→ **YOUR INSTRUCTIONS**:
Can you write out all the lines word for word, with no pictures?

Start of COLLECTED DATA

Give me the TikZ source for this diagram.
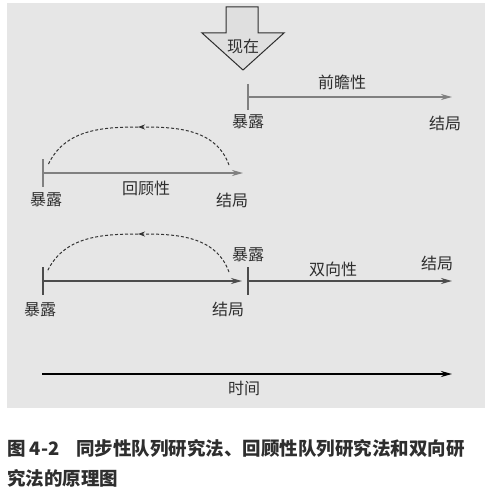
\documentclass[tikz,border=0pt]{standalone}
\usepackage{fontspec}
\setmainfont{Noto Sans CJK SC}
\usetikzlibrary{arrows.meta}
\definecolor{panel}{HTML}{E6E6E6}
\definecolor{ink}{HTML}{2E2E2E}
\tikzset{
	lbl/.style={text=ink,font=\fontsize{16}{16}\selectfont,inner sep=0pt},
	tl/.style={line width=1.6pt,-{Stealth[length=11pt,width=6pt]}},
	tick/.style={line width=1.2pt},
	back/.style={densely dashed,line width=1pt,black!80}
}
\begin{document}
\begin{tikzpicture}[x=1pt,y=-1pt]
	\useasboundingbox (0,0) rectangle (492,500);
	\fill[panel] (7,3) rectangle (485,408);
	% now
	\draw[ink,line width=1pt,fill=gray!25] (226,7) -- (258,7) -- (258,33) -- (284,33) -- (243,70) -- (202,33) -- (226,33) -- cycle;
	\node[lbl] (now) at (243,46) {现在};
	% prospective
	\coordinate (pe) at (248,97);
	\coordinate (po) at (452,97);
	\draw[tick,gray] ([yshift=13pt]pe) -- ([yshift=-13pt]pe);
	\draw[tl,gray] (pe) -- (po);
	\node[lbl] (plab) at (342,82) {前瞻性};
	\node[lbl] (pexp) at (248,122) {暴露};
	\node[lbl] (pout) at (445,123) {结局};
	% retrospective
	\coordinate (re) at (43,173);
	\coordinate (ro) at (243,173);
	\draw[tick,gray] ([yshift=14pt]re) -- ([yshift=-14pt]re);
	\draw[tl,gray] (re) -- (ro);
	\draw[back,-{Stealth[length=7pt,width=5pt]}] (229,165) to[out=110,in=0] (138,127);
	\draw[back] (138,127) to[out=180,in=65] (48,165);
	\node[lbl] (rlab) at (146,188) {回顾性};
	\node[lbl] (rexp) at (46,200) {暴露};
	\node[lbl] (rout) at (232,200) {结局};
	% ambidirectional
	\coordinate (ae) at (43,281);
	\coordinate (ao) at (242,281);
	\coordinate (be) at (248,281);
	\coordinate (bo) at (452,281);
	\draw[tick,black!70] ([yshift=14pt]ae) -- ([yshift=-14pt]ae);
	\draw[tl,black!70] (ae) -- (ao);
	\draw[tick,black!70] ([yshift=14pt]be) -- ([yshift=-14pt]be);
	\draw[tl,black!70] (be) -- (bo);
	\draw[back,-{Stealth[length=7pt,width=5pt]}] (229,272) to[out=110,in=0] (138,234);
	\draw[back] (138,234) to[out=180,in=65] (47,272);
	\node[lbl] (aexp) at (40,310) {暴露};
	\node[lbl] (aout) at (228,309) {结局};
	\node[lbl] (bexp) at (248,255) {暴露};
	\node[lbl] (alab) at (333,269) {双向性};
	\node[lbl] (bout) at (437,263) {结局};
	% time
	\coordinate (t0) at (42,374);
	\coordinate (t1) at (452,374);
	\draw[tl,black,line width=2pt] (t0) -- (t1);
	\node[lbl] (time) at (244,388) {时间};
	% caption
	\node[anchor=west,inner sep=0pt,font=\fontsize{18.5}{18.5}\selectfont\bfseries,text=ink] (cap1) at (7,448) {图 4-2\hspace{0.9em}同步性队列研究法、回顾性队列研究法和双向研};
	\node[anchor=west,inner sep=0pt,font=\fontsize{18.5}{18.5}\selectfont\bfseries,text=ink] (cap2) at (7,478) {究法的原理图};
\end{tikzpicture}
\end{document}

End of COLLECTED DATA

→ **CORRECT RESPONSE**:
Give me the TikZ source for this diagram.
\documentclass[tikz,border=0pt]{standalone}
\usepackage{fontspec}
\setmainfont{Noto Sans CJK SC}
\usetikzlibrary{arrows.meta}
\definecolor{panel}{HTML}{E6E6E6}
\definecolor{ink}{HTML}{2E2E2E}
\tikzset{
	lbl/.style={text=ink,font=\fontsize{16}{16}\selectfont,inner sep=0pt},
	tl/.style={line width=1.6pt,-{Stealth[length=11pt,width=6pt]}},
	tick/.style={line width=1.2pt},
	back/.style={densely dashed,line width=1pt,black!80}
}
\begin{document}
\begin{tikzpicture}[x=1pt,y=-1pt]
	\useasboundingbox (0,0) rectangle (492,500);
	\fill[panel] (7,3) rectangle (485,408);
	% now
	\draw[ink,line width=1pt,fill=gray!25] (226,7) -- (258,7) -- (258,33) -- (284,33) -- (243,70) -- (202,33) -- (226,33) -- cycle;
	\node[lbl] (now) at (243,46) {现在};
	% prospective
	\coordinate (pe) at (248,97);
	\coordinate (po) at (452,97);
	\draw[tick,gray] ([yshift=13pt]pe) -- ([yshift=-13pt]pe);
	\draw[tl,gray] (pe) -- (po);
	\node[lbl] (plab) at (342,82) {前瞻性};
	\node[lbl] (pexp) at (248,122) {暴露};
	\node[lbl] (pout) at (445,123) {结局};
	% retrospective
	\coordinate (re) at (43,173);
	\coordinate (ro) at (243,173);
	\draw[tick,gray] ([yshift=14pt]re) -- ([yshift=-14pt]re);
	\draw[tl,gray] (re) -- (ro);
	\draw[back,-{Stealth[length=7pt,width=5pt]}] (229,165) to[out=110,in=0] (138,127);
	\draw[back] (138,127) to[out=180,in=65] (48,165);
	\node[lbl] (rlab) at (146,188) {回顾性};
	\node[lbl] (rexp) at (46,200) {暴露};
	\node[lbl] (rout) at (232,200) {结局};
	% ambidirectional
	\coordinate (ae) at (43,281);
	\coordinate (ao) at (242,281);
	\coordinate (be) at (248,281);
	\coordinate (bo) at (452,281);
	\draw[tick,black!70] ([yshift=14pt]ae) -- ([yshift=-14pt]ae);
	\draw[tl,black!70] (ae) -- (ao);
	\draw[tick,black!70] ([yshift=14pt]be) -- ([yshift=-14pt]be);
	\draw[tl,black!70] (be) -- (bo);
	\draw[back,-{Stealth[length=7pt,width=5pt]}] (229,272) to[out=110,in=0] (138,234);
	\draw[back] (138,234) to[out=180,in=65] (47,272);
	\node[lbl] (aexp) at (40,310) {暴露};
	\node[lbl] (aout) at (228,309) {结局};
	\node[lbl] (bexp) at (248,255) {暴露};
	\node[lbl] (alab) at (333,269) {双向性};
	\node[lbl] (bout) at (437,263) {结局};
	% time
	\coordinate (t0) at (42,374);
	\coordinate (t1) at (452,374);
	\draw[tl,black,line width=2pt] (t0) -- (t1);
	\node[lbl] (time) at (244,388) {时间};
	% caption
	\node[anchor=west,inner sep=0pt,font=\fontsize{18.5}{18.5}\selectfont\bfseries,text=ink] (cap1) at (7,448) {图 4-2\hspace{0.9em}同步性队列研究法、回顾性队列研究法和双向研};
	\node[anchor=west,inner sep=0pt,font=\fontsize{18.5}{18.5}\selectfont\bfseries,text=ink] (cap2) at (7,478) {究法的原理图};
\end{tikzpicture}
\end{document}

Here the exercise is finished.